Chiaro che ripetersi su quei livelli di regolarità non è facile, a quell’età; infatti, accade che Heriberto, che intanto ha trovato in Cinesinho, detto Cina, il podista-regista per il suo “movimiento”, spesso accantona Da Costa, anteponendogli lo speranzoso Silvino Bercellino, detto Bercedue, o Traspedini. Al momento opportuno, Dino riesce ancora a rendersi utilissimo, realizzando una rete a Ferrara nella gara pareggiata 2-2 con la Spal e, soprattutto, segnando la rete della vittoria a Roma contro la Lazio, con magistrale colpo di tacco.
La parentesi di Da Costa in bianconero si chiude qui; tre campionati e parecchi momenti da ricordare.
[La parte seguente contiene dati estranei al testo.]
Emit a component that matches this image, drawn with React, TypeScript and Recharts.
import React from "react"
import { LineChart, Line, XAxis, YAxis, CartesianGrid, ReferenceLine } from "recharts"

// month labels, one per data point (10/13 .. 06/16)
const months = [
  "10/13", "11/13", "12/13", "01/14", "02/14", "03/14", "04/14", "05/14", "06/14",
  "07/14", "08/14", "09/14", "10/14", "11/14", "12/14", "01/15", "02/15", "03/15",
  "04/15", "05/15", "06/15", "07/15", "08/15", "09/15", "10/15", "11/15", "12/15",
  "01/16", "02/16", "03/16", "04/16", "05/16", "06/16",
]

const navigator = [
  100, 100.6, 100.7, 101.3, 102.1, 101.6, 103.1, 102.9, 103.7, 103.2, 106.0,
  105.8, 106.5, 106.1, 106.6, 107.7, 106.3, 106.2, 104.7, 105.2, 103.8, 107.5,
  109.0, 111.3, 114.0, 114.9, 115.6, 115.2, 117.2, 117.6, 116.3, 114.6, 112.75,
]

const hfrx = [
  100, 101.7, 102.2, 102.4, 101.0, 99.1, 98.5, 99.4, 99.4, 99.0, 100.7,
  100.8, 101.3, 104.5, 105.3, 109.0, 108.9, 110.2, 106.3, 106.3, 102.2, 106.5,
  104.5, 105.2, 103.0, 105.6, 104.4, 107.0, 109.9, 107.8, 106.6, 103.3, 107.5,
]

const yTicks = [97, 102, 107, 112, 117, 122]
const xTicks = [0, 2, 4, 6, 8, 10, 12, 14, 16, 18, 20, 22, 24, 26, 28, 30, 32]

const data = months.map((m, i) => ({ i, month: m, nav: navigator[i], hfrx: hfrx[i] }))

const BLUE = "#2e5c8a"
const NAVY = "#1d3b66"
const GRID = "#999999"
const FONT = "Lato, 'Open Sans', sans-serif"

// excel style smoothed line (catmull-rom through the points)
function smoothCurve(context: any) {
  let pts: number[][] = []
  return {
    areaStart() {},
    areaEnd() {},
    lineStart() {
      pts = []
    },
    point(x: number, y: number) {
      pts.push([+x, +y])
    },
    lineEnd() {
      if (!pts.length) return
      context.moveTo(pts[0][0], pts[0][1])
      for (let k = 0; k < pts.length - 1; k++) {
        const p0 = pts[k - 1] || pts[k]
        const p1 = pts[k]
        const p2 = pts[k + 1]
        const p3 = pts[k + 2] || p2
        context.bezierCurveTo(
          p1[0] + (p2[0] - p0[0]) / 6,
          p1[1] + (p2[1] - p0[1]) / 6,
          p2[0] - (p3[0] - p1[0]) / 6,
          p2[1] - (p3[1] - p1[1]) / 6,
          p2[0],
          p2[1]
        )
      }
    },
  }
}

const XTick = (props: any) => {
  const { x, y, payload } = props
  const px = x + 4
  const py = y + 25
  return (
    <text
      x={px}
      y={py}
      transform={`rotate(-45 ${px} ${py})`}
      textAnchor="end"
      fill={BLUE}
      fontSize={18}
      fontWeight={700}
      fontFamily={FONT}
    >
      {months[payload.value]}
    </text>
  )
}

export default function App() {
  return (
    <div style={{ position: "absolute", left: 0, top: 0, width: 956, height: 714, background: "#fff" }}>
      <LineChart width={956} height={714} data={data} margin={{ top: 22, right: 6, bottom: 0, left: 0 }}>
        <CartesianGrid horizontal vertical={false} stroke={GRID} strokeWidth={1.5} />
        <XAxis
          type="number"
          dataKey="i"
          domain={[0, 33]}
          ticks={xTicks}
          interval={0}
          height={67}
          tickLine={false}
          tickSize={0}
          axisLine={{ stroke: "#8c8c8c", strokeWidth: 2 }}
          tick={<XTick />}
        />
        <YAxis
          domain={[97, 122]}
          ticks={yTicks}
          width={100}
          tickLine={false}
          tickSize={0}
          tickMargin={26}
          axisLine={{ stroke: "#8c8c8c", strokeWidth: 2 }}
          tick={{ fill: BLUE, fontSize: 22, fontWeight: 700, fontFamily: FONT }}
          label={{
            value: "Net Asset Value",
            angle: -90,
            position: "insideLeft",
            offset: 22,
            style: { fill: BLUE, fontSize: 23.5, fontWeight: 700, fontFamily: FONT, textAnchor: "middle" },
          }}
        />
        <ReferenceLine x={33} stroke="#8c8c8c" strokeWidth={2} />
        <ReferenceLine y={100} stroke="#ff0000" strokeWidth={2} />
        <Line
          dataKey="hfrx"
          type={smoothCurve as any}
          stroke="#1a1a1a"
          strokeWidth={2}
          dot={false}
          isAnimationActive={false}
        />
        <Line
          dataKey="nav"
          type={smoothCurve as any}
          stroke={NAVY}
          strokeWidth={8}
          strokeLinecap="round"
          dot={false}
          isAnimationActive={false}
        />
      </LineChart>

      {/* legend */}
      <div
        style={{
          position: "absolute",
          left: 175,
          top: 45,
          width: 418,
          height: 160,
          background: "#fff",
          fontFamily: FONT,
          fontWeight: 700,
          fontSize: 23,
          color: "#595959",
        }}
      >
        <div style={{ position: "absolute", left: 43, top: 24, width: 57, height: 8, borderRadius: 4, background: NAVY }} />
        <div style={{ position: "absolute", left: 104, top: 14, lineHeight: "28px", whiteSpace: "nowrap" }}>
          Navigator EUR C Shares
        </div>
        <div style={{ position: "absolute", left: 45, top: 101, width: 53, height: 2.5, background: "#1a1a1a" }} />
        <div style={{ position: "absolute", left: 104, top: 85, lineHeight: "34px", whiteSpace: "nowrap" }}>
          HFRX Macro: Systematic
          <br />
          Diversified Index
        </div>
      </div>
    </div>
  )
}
Un posto nella galleria di bianconeri degli anni Sessanta gli spetta di diritto e non è necessariamente un posto di secondo piano.
«Correre più del pallone – racconta Caminiti – amministrarlo con furore agonistico, battendosi fino allo stremo e, in realtà, Da Costa aumentò la sua credibilità tecnica, risultò pratico fiondante sprintato eclettico possessivo, il primo heribertiano in terra, da brasiliano infine superstizioso e amabile si prodigò con meraviglioso slancio».